Information provided:

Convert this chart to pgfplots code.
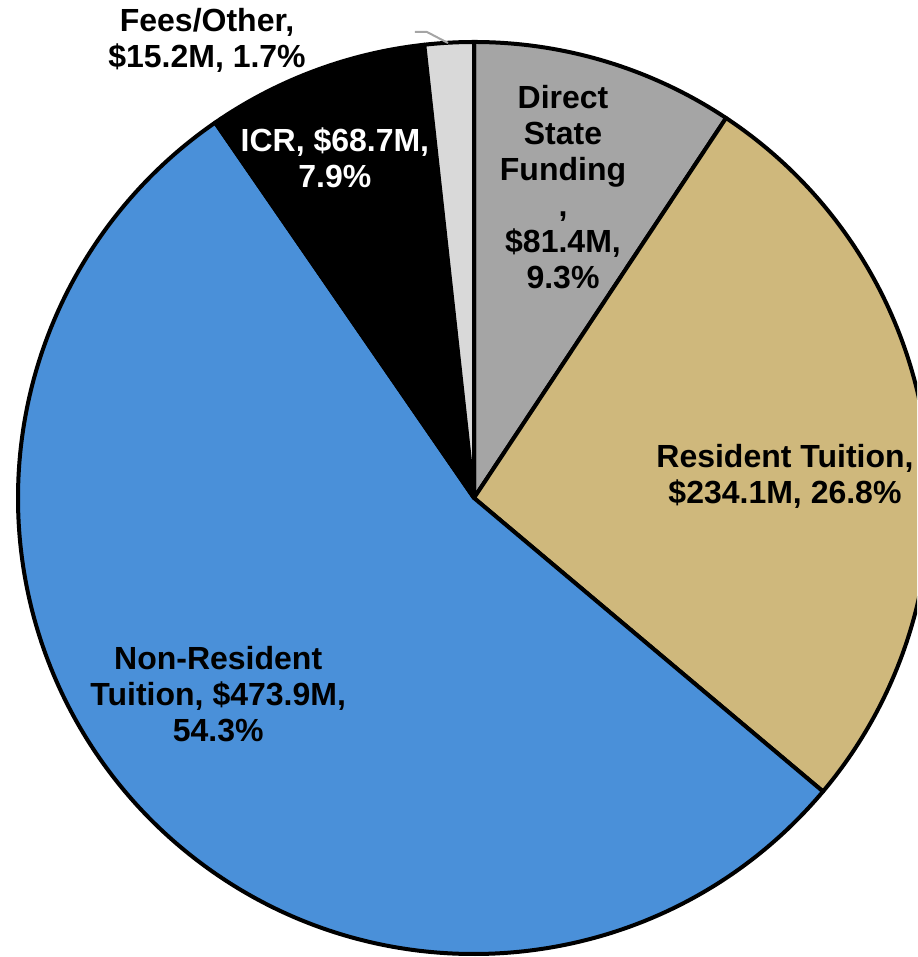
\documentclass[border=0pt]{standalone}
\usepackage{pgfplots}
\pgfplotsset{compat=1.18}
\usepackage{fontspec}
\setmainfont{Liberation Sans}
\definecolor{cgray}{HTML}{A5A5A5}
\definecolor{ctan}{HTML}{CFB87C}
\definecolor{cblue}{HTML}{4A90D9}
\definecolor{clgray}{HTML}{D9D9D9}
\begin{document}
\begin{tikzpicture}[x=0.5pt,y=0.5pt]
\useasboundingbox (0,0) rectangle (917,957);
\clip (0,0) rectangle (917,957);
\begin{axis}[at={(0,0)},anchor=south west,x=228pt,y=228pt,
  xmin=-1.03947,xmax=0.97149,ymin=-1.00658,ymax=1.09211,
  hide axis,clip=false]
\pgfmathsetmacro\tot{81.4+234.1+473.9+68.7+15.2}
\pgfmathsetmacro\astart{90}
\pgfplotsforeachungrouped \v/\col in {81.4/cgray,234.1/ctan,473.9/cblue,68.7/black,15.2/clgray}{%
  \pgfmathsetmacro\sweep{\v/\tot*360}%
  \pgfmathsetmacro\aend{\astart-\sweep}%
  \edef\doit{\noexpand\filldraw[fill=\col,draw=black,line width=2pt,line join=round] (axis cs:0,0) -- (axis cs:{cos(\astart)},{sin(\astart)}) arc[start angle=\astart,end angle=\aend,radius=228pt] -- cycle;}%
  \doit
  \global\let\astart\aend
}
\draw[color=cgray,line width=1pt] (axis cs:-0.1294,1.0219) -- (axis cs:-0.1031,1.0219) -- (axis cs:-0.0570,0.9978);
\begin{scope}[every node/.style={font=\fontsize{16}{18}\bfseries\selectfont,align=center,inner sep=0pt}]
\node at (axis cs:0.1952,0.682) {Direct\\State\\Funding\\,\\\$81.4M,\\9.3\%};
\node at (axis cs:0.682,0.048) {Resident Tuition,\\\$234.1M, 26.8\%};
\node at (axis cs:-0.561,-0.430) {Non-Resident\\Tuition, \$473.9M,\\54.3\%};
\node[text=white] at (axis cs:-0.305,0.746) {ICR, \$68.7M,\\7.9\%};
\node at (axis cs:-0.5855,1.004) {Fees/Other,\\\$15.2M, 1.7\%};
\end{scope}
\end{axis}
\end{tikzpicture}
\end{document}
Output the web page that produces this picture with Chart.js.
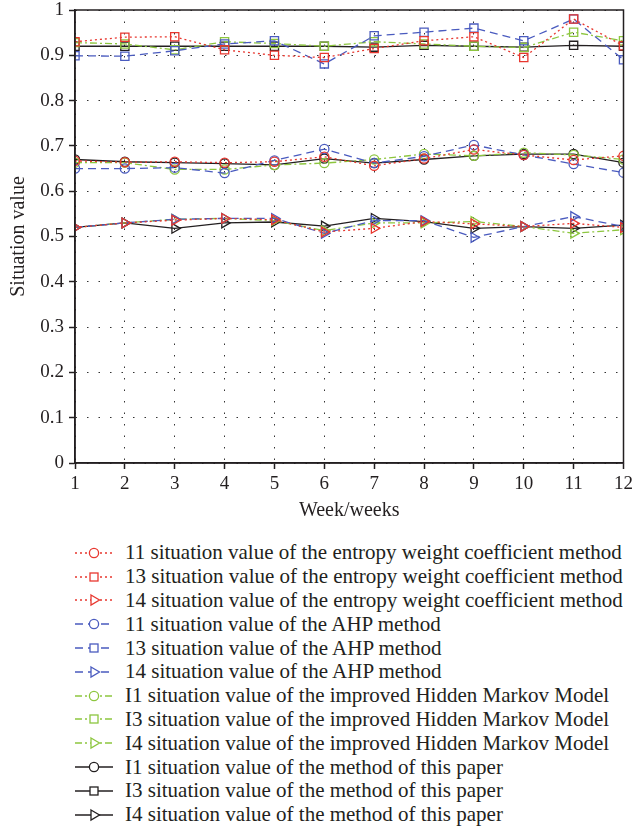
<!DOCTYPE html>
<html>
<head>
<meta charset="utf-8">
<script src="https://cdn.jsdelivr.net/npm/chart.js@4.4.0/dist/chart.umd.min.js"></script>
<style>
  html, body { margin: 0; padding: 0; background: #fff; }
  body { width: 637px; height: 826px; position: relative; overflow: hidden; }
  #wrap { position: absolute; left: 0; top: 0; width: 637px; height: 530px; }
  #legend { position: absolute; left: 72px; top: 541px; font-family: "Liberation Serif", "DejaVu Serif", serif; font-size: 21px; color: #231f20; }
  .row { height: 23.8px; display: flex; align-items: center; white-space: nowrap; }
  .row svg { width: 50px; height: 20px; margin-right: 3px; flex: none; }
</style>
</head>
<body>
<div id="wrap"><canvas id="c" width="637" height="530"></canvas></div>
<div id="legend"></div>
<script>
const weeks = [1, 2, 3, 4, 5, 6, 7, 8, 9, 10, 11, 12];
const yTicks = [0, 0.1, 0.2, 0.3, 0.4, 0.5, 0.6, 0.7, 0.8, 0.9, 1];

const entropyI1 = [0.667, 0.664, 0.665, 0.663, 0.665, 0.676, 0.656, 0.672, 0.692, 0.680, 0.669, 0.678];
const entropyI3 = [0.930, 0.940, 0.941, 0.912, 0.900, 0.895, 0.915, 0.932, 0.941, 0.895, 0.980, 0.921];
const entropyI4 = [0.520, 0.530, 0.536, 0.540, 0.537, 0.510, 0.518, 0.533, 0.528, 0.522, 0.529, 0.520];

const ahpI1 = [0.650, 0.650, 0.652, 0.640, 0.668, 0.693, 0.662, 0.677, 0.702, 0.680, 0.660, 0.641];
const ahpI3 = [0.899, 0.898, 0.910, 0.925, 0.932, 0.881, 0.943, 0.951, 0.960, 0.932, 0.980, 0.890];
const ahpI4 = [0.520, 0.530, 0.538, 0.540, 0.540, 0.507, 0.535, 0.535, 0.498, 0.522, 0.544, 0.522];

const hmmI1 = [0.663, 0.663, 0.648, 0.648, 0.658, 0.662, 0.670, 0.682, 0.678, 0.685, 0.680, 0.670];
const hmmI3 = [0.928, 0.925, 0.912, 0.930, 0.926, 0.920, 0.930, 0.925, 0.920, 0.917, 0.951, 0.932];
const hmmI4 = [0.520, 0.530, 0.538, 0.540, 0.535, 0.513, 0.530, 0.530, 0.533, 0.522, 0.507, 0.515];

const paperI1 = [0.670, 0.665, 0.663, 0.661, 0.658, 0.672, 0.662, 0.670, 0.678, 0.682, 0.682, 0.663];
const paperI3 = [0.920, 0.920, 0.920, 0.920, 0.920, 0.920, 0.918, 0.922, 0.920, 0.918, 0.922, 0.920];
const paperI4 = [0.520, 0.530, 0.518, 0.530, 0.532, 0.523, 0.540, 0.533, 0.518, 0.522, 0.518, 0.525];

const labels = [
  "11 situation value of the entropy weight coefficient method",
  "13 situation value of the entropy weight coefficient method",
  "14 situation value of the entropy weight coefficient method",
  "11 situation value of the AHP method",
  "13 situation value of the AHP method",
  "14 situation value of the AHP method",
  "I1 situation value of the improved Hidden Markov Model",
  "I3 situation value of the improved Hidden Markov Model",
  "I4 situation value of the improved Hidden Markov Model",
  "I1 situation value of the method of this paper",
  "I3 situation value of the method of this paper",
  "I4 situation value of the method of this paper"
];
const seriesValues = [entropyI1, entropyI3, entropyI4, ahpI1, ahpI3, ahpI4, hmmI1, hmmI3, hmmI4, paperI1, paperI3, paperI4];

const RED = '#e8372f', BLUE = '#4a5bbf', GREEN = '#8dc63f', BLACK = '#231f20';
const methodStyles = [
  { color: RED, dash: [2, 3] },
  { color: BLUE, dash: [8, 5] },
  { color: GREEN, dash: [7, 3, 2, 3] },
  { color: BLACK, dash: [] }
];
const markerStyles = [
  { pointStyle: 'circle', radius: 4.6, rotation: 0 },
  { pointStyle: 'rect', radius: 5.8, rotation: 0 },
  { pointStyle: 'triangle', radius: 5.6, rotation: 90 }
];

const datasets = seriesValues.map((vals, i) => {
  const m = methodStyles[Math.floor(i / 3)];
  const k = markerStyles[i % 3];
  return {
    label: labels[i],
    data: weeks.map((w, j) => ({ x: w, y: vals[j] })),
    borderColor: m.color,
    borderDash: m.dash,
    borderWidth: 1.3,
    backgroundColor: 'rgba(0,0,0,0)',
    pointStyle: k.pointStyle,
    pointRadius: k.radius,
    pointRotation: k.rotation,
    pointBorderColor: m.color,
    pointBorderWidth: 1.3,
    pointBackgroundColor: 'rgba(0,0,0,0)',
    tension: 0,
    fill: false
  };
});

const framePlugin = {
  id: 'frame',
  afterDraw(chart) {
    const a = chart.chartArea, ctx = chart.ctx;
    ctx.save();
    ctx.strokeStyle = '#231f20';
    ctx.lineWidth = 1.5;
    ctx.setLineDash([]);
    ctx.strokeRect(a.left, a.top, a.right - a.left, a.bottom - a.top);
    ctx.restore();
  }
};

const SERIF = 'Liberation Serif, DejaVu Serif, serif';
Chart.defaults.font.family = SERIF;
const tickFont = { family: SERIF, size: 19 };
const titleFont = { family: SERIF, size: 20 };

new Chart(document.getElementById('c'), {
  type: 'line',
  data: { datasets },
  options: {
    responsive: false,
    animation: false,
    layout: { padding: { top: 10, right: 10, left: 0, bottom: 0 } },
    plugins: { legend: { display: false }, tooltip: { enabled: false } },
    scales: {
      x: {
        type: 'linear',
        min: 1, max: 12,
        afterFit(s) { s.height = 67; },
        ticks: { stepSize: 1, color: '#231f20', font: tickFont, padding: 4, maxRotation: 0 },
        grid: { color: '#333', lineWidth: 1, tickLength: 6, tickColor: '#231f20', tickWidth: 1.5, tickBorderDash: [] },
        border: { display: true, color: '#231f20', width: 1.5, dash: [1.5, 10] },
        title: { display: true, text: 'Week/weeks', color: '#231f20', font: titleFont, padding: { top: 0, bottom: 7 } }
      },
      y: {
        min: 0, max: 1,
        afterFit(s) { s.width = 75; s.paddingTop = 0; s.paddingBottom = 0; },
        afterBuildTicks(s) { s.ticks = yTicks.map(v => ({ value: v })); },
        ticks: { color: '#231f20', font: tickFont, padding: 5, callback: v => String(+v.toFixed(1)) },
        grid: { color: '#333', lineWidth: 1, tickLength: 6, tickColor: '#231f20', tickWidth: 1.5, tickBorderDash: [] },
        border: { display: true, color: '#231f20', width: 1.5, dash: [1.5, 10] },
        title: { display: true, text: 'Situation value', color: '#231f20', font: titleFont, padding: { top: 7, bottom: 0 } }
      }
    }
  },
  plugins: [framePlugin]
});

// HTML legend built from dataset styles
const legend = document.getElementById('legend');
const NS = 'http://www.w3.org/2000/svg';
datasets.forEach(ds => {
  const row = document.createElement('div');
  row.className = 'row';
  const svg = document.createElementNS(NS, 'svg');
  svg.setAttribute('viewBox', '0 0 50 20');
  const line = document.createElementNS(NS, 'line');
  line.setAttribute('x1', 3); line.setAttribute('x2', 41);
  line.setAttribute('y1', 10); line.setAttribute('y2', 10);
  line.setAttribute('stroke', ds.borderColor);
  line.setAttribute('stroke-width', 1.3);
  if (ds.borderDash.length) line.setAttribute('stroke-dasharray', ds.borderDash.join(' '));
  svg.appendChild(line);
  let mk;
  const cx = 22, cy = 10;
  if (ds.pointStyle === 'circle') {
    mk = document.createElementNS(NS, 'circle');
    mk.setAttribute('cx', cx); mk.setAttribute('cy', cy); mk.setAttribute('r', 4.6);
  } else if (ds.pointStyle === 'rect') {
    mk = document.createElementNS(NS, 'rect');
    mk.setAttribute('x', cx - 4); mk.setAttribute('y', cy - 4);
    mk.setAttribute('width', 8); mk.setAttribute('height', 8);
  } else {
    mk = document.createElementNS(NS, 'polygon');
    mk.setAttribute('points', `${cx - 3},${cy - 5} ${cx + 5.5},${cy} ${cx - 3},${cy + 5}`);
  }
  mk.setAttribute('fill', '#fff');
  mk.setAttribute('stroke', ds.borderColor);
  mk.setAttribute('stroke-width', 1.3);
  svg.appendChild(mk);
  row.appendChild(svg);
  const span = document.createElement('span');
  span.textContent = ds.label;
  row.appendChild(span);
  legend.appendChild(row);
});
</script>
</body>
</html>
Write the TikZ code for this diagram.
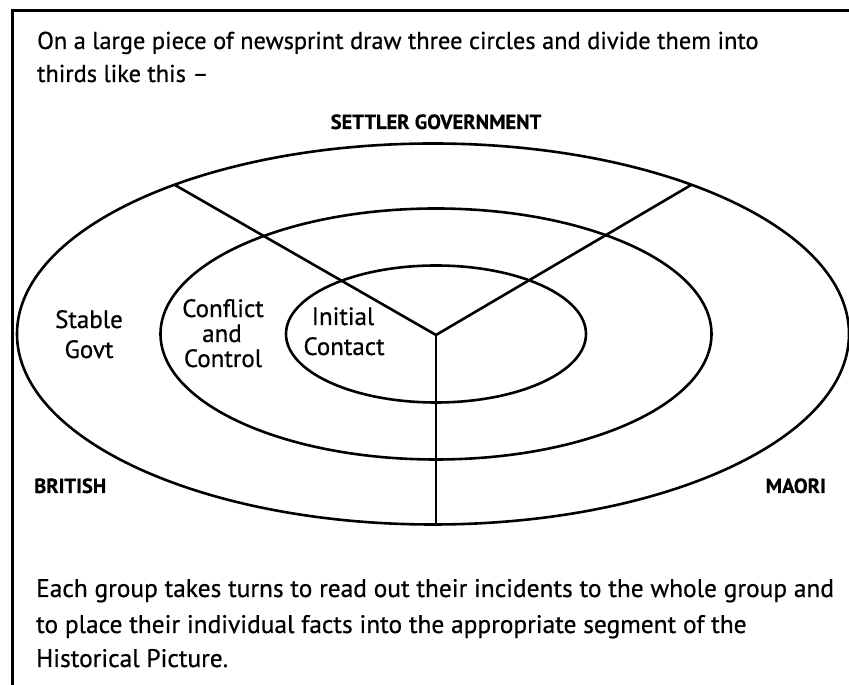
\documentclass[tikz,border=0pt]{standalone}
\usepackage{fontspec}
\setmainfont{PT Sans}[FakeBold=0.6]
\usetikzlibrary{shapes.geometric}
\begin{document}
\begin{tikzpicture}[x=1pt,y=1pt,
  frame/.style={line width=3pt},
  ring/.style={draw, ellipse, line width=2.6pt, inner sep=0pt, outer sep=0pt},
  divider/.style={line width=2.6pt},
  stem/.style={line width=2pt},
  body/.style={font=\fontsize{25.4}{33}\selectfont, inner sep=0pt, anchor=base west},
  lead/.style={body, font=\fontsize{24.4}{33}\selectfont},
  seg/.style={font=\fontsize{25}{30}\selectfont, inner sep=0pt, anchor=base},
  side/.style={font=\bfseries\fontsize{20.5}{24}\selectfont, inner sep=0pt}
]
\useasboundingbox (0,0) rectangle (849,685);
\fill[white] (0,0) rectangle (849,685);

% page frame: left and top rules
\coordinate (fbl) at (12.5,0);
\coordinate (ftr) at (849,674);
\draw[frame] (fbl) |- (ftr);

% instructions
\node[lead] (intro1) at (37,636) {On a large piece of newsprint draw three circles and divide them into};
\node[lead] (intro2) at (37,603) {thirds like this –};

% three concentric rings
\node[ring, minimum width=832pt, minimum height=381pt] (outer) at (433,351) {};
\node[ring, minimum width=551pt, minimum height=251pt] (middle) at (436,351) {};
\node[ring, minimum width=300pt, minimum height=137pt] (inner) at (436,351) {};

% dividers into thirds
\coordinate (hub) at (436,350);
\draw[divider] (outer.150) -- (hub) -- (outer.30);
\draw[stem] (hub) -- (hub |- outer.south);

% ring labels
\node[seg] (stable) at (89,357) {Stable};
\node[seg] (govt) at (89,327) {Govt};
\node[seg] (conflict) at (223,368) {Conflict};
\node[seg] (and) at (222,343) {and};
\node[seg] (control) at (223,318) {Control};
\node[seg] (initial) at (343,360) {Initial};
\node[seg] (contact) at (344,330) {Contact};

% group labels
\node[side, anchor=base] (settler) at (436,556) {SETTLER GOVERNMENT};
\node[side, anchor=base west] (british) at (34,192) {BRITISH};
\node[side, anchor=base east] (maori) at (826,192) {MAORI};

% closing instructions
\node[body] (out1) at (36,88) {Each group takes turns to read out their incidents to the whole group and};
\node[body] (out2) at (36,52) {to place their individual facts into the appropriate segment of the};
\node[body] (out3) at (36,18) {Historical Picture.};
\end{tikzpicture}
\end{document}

Exercise description: Leave the pictures out. Extract exactly the lines running from the one with "Write the TikZ code for this diagram." through the last entry, both ends included.

Completed task:
Write the TikZ code for this diagram.
\documentclass[tikz,border=0pt]{standalone}
\usepackage{fontspec}
\setmainfont{PT Sans}[FakeBold=0.6]
\usetikzlibrary{shapes.geometric}
\begin{document}
\begin{tikzpicture}[x=1pt,y=1pt,
  frame/.style={line width=3pt},
  ring/.style={draw, ellipse, line width=2.6pt, inner sep=0pt, outer sep=0pt},
  divider/.style={line width=2.6pt},
  stem/.style={line width=2pt},
  body/.style={font=\fontsize{25.4}{33}\selectfont, inner sep=0pt, anchor=base west},
  lead/.style={body, font=\fontsize{24.4}{33}\selectfont},
  seg/.style={font=\fontsize{25}{30}\selectfont, inner sep=0pt, anchor=base},
  side/.style={font=\bfseries\fontsize{20.5}{24}\selectfont, inner sep=0pt}
]
\useasboundingbox (0,0) rectangle (849,685);
\fill[white] (0,0) rectangle (849,685);

% page frame: left and top rules
\coordinate (fbl) at (12.5,0);
\coordinate (ftr) at (849,674);
\draw[frame] (fbl) |- (ftr);

% instructions
\node[lead] (intro1) at (37,636) {On a large piece of newsprint draw three circles and divide them into};
\node[lead] (intro2) at (37,603) {thirds like this –};

% three concentric rings
\node[ring, minimum width=832pt, minimum height=381pt] (outer) at (433,351) {};
\node[ring, minimum width=551pt, minimum height=251pt] (middle) at (436,351) {};
\node[ring, minimum width=300pt, minimum height=137pt] (inner) at (436,351) {};

% dividers into thirds
\coordinate (hub) at (436,350);
\draw[divider] (outer.150) -- (hub) -- (outer.30);
\draw[stem] (hub) -- (hub |- outer.south);

% ring labels
\node[seg] (stable) at (89,357) {Stable};
\node[seg] (govt) at (89,327) {Govt};
\node[seg] (conflict) at (223,368) {Conflict};
\node[seg] (and) at (222,343) {and};
\node[seg] (control) at (223,318) {Control};
\node[seg] (initial) at (343,360) {Initial};
\node[seg] (contact) at (344,330) {Contact};

% group labels
\node[side, anchor=base] (settler) at (436,556) {SETTLER GOVERNMENT};
\node[side, anchor=base west] (british) at (34,192) {BRITISH};
\node[side, anchor=base east] (maori) at (826,192) {MAORI};

% closing instructions
\node[body] (out1) at (36,88) {Each group takes turns to read out their incidents to the whole group and};
\node[body] (out2) at (36,52) {to place their individual facts into the appropriate segment of the};
\node[body] (out3) at (36,18) {Historical Picture.};
\end{tikzpicture}
\end{document}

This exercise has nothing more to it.